Direction -
Nothing but the lines from the line with "Rebuild this chart" to the line with "Y_MAX = 286.6", both included, is to be repeated, and those exactly. Leave out the pictures.

— start —

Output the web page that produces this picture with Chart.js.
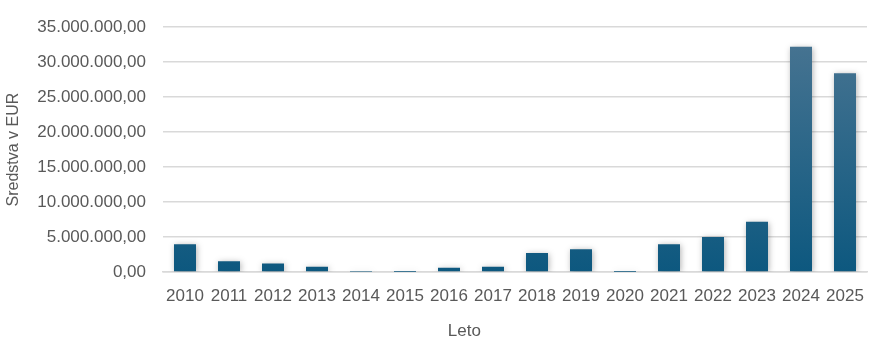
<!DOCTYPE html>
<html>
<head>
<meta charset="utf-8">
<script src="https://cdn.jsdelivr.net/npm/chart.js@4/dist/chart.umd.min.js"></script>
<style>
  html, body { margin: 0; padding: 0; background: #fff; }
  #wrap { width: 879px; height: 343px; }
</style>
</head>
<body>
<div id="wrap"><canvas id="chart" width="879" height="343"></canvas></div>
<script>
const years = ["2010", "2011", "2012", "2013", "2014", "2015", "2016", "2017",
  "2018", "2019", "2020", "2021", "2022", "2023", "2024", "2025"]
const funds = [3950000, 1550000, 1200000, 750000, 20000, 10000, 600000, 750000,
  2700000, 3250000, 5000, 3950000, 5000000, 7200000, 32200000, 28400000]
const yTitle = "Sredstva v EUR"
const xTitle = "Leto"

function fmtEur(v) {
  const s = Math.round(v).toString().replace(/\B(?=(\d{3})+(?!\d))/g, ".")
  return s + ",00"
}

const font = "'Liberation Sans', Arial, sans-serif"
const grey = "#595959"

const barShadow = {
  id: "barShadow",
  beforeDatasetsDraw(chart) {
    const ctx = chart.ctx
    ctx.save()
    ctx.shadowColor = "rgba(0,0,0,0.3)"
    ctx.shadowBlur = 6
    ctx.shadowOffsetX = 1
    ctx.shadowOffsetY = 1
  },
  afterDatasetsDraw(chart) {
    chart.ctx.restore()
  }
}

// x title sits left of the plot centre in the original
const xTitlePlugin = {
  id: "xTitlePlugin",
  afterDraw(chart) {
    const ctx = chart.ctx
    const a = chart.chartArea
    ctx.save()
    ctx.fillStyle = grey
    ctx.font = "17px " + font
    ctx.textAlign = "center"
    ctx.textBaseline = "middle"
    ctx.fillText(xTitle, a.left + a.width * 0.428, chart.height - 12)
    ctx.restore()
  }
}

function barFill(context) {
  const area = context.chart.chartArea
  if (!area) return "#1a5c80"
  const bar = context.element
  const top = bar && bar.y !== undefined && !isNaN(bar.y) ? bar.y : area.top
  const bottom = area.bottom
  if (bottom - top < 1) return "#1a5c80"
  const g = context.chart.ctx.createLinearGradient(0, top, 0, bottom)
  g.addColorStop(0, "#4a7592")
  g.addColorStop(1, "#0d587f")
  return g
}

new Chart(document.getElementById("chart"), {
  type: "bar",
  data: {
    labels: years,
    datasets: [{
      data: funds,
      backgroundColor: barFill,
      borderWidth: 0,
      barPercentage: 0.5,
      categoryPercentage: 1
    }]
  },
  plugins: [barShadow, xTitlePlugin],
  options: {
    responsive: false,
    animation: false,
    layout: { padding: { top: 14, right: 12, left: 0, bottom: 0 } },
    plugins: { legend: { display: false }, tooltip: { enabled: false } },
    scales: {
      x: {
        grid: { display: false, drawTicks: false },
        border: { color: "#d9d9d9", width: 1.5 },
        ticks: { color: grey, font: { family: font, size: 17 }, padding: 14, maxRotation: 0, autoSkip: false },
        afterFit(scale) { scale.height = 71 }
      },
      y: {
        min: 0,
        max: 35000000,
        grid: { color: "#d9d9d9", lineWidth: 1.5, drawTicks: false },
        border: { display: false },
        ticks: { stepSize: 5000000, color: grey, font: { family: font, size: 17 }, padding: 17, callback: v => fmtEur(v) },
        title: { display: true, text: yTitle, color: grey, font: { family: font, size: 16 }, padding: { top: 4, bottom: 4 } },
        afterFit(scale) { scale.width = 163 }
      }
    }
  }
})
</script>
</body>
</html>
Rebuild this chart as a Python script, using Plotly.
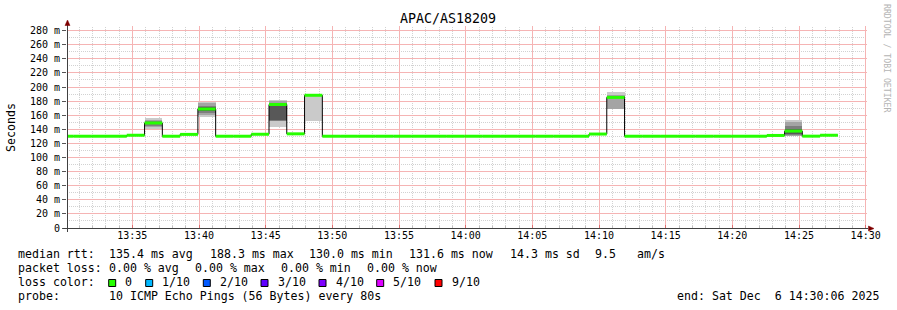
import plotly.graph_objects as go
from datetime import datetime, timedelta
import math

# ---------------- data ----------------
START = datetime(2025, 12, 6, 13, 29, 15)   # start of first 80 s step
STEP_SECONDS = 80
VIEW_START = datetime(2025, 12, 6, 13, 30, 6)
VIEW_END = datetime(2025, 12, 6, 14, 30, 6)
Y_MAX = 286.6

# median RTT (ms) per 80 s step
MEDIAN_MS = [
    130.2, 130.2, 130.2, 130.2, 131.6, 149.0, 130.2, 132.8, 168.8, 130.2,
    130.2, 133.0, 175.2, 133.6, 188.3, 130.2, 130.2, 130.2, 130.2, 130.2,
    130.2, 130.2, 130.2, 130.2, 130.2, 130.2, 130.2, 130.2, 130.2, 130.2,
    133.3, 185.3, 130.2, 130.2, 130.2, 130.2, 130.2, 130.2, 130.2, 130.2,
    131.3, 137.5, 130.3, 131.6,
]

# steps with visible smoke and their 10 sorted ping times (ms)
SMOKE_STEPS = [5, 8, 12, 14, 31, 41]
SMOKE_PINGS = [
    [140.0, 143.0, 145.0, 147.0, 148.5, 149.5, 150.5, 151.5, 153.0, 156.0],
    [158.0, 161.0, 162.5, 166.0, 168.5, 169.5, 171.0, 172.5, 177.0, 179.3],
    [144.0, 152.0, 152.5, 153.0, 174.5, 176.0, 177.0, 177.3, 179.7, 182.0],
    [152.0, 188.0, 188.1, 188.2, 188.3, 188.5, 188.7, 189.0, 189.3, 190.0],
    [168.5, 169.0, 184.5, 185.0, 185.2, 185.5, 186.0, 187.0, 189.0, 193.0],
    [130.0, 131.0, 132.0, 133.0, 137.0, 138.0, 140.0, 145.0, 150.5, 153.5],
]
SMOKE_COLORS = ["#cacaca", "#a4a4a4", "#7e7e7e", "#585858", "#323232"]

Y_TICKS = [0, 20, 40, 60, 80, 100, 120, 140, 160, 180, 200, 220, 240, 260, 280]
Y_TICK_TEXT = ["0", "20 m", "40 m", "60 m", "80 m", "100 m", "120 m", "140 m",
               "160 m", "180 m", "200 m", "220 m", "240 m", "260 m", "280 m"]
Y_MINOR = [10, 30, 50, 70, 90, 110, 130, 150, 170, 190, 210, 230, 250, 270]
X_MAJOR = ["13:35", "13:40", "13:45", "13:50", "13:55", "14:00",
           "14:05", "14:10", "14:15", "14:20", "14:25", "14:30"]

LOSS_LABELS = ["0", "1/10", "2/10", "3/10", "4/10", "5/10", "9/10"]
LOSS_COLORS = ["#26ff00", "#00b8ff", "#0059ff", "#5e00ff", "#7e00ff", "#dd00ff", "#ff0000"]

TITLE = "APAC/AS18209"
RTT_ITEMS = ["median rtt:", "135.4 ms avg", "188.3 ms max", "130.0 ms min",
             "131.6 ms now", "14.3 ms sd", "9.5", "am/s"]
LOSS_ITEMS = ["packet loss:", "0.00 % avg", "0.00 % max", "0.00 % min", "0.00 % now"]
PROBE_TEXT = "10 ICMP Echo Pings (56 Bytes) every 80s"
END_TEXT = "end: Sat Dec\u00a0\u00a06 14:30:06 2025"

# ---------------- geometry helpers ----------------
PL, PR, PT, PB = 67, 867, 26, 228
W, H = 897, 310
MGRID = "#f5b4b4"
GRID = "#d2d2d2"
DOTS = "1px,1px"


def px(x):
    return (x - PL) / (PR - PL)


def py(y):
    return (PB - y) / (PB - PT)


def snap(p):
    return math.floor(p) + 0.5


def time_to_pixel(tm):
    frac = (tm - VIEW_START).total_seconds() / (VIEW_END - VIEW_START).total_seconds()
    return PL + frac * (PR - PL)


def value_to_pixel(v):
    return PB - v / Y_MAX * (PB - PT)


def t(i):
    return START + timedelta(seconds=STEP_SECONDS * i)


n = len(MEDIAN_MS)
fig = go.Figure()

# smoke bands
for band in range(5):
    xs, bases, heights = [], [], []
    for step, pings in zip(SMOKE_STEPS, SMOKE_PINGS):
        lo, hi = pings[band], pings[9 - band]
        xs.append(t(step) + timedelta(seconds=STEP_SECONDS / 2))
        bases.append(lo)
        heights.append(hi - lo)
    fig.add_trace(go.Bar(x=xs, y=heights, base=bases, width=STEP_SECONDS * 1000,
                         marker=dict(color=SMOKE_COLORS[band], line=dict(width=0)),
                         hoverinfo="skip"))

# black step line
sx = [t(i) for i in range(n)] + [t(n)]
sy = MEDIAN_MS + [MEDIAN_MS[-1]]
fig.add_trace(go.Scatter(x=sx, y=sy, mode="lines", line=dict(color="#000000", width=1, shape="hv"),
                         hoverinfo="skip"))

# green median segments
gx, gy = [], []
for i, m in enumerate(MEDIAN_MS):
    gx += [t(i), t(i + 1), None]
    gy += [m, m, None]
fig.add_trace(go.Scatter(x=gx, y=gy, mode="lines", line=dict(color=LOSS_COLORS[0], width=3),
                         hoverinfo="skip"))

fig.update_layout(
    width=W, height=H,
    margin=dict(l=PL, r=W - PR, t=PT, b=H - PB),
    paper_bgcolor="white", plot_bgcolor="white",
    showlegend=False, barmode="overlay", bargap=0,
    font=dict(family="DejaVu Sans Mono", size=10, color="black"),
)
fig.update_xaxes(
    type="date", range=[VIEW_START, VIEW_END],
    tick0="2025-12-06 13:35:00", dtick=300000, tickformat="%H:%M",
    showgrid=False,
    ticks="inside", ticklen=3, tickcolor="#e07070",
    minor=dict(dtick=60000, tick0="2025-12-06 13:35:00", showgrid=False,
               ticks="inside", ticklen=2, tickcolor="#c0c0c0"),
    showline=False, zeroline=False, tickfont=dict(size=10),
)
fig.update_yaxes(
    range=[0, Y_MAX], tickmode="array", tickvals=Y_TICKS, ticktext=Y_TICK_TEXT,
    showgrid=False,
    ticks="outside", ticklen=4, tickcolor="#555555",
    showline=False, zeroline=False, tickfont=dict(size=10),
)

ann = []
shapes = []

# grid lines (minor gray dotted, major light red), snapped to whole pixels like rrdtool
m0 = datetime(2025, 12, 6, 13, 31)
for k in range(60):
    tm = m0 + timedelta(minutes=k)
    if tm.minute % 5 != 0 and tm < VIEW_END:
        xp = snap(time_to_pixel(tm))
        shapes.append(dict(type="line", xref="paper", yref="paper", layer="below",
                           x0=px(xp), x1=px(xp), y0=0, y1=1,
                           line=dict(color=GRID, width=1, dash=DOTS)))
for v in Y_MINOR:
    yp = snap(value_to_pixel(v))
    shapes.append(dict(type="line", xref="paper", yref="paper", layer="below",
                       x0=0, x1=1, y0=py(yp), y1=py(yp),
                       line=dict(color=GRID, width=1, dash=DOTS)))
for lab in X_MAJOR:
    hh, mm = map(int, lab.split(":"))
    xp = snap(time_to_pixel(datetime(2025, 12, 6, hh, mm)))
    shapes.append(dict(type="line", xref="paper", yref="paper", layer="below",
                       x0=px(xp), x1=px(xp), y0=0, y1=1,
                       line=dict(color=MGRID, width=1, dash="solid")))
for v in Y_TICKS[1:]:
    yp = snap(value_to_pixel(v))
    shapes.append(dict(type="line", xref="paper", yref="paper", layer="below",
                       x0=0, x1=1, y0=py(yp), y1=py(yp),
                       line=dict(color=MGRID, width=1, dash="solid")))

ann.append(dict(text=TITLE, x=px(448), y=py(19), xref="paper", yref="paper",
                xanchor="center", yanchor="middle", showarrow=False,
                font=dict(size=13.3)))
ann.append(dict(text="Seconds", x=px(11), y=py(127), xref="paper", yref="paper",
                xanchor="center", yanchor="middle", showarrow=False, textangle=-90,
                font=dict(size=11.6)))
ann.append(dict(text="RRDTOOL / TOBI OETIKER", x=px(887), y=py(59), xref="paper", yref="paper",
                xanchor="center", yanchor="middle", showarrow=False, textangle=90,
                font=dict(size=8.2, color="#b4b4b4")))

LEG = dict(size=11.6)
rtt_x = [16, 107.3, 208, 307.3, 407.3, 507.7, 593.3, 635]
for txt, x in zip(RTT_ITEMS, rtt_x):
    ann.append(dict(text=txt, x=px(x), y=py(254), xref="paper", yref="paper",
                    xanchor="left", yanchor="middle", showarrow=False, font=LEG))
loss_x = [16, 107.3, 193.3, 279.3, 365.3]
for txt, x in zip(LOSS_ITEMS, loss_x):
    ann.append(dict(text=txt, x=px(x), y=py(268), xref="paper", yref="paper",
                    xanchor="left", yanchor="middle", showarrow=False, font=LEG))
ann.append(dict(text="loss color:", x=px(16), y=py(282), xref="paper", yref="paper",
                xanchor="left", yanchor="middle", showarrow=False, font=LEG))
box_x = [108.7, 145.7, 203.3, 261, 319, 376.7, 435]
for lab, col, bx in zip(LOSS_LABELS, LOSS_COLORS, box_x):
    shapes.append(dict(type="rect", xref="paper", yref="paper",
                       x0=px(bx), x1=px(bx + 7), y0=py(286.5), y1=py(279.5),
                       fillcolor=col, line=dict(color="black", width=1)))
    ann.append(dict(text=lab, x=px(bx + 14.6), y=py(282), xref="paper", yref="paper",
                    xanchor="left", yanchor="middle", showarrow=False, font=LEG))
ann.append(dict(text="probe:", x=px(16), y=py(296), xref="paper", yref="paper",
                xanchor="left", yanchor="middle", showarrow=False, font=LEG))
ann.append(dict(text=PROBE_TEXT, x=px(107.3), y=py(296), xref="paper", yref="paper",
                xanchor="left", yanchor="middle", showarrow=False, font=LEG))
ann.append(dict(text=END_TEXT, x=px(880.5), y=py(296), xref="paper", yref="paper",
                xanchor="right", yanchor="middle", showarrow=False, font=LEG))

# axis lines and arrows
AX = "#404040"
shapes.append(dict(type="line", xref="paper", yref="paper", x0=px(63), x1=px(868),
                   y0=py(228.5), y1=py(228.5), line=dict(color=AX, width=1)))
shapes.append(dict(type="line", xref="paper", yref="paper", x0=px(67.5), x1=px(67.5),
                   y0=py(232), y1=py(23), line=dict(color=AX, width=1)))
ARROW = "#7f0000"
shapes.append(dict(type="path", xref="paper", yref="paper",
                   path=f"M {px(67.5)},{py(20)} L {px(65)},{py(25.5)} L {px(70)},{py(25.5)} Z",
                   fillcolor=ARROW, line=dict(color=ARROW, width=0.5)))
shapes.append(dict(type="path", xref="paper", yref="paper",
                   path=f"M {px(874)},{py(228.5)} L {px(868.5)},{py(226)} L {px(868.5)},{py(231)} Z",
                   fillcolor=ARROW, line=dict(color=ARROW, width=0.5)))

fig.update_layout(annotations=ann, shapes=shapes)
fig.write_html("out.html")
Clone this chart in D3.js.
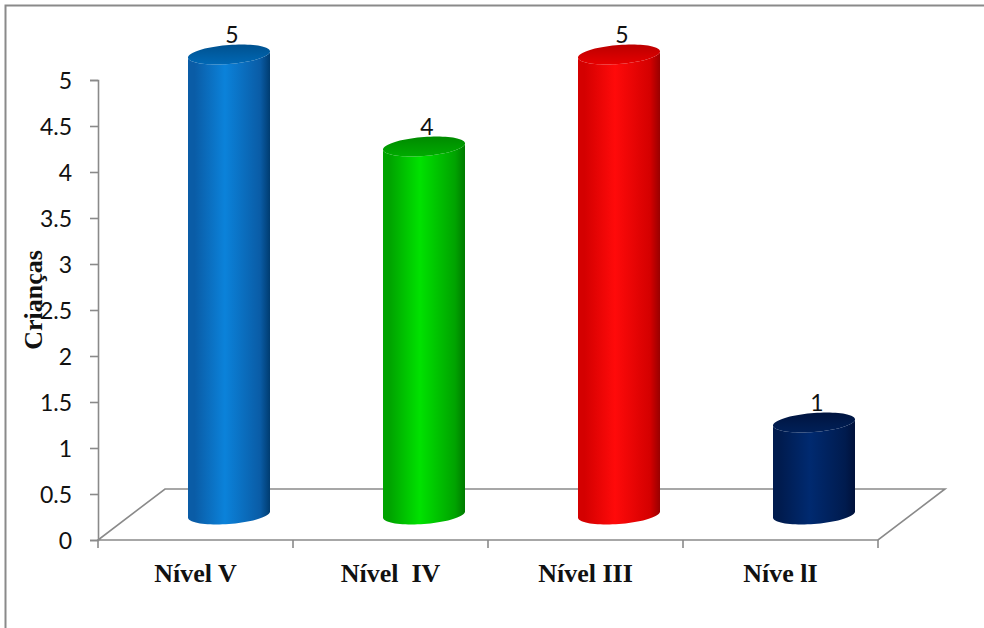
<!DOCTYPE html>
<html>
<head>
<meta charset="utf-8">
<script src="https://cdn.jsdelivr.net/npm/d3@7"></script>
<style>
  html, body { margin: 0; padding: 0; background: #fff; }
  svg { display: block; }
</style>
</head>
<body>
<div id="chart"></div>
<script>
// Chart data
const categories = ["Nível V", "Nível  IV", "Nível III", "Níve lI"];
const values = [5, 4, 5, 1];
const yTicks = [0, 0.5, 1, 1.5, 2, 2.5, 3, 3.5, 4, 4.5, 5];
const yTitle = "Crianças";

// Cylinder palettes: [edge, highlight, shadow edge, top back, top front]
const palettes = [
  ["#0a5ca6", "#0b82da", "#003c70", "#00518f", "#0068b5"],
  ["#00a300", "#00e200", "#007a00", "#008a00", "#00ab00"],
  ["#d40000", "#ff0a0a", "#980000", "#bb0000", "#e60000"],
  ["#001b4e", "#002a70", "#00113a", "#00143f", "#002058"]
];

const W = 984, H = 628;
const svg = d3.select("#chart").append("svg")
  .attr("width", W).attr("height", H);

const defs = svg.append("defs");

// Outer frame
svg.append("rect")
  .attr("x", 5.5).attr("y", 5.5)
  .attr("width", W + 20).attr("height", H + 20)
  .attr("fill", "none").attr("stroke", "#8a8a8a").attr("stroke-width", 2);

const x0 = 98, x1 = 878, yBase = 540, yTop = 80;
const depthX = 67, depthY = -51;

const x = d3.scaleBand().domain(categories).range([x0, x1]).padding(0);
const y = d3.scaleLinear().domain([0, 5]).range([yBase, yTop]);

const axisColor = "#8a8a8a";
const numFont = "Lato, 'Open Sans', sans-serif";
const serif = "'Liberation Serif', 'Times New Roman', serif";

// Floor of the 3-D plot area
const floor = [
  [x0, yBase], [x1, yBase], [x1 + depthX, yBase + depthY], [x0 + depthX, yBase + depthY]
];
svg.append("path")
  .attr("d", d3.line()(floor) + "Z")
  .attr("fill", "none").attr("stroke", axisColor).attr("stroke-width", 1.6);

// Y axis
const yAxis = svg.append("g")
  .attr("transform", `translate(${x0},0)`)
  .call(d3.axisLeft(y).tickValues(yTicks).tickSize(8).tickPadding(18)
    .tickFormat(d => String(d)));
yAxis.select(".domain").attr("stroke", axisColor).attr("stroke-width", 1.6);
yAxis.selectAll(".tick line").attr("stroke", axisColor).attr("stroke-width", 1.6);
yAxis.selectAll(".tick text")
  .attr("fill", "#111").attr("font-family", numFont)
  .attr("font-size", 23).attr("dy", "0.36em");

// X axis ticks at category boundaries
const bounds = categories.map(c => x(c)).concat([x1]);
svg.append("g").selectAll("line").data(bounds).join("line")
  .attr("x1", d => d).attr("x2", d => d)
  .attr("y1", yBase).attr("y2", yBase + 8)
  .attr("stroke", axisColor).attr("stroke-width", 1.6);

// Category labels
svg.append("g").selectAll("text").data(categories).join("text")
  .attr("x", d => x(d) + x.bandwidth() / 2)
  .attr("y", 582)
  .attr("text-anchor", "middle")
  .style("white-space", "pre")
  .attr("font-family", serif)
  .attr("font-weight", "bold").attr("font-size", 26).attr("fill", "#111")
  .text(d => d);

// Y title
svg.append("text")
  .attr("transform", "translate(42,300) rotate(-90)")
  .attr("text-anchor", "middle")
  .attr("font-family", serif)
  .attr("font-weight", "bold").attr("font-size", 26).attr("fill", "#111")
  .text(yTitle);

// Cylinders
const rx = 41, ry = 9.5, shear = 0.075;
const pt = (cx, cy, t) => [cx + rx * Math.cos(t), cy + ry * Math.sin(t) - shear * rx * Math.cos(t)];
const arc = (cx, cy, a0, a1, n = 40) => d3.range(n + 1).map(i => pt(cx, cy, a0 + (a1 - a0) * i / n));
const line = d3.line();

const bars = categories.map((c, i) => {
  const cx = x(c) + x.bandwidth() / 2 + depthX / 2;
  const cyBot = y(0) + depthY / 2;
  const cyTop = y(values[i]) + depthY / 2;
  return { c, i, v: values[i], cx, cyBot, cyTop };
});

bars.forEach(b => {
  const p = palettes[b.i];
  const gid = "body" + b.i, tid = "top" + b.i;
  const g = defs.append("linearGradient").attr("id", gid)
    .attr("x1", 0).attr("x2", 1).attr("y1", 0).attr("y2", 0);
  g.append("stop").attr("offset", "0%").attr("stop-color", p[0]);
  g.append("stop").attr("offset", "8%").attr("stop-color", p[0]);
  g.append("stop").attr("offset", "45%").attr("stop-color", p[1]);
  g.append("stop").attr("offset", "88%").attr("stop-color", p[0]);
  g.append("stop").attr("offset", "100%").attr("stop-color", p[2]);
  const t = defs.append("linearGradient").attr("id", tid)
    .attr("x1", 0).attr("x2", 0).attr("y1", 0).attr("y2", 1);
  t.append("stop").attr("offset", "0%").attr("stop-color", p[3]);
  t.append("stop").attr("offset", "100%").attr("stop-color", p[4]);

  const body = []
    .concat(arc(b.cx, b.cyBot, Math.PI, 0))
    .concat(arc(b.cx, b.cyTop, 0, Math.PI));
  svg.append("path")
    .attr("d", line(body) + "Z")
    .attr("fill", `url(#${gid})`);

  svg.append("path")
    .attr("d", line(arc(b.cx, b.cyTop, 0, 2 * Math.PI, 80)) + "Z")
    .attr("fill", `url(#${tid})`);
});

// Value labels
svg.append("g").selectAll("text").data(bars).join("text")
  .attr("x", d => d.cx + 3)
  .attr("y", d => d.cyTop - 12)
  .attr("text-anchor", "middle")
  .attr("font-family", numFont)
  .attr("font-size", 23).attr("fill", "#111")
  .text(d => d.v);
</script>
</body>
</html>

— end —

Solution -
Rebuild this chart as a Python script, using Plotly.
import plotly.graph_objects as go
from datetime import datetime, timedelta
import math

# ---------------- data ----------------
START = datetime(2025, 12, 6, 13, 29, 15)   # start of first 80 s step
STEP_SECONDS = 80
VIEW_START = datetime(2025, 12, 6, 13, 30, 6)
VIEW_END = datetime(2025, 12, 6, 14, 30, 6)
Y_MAX = 286.6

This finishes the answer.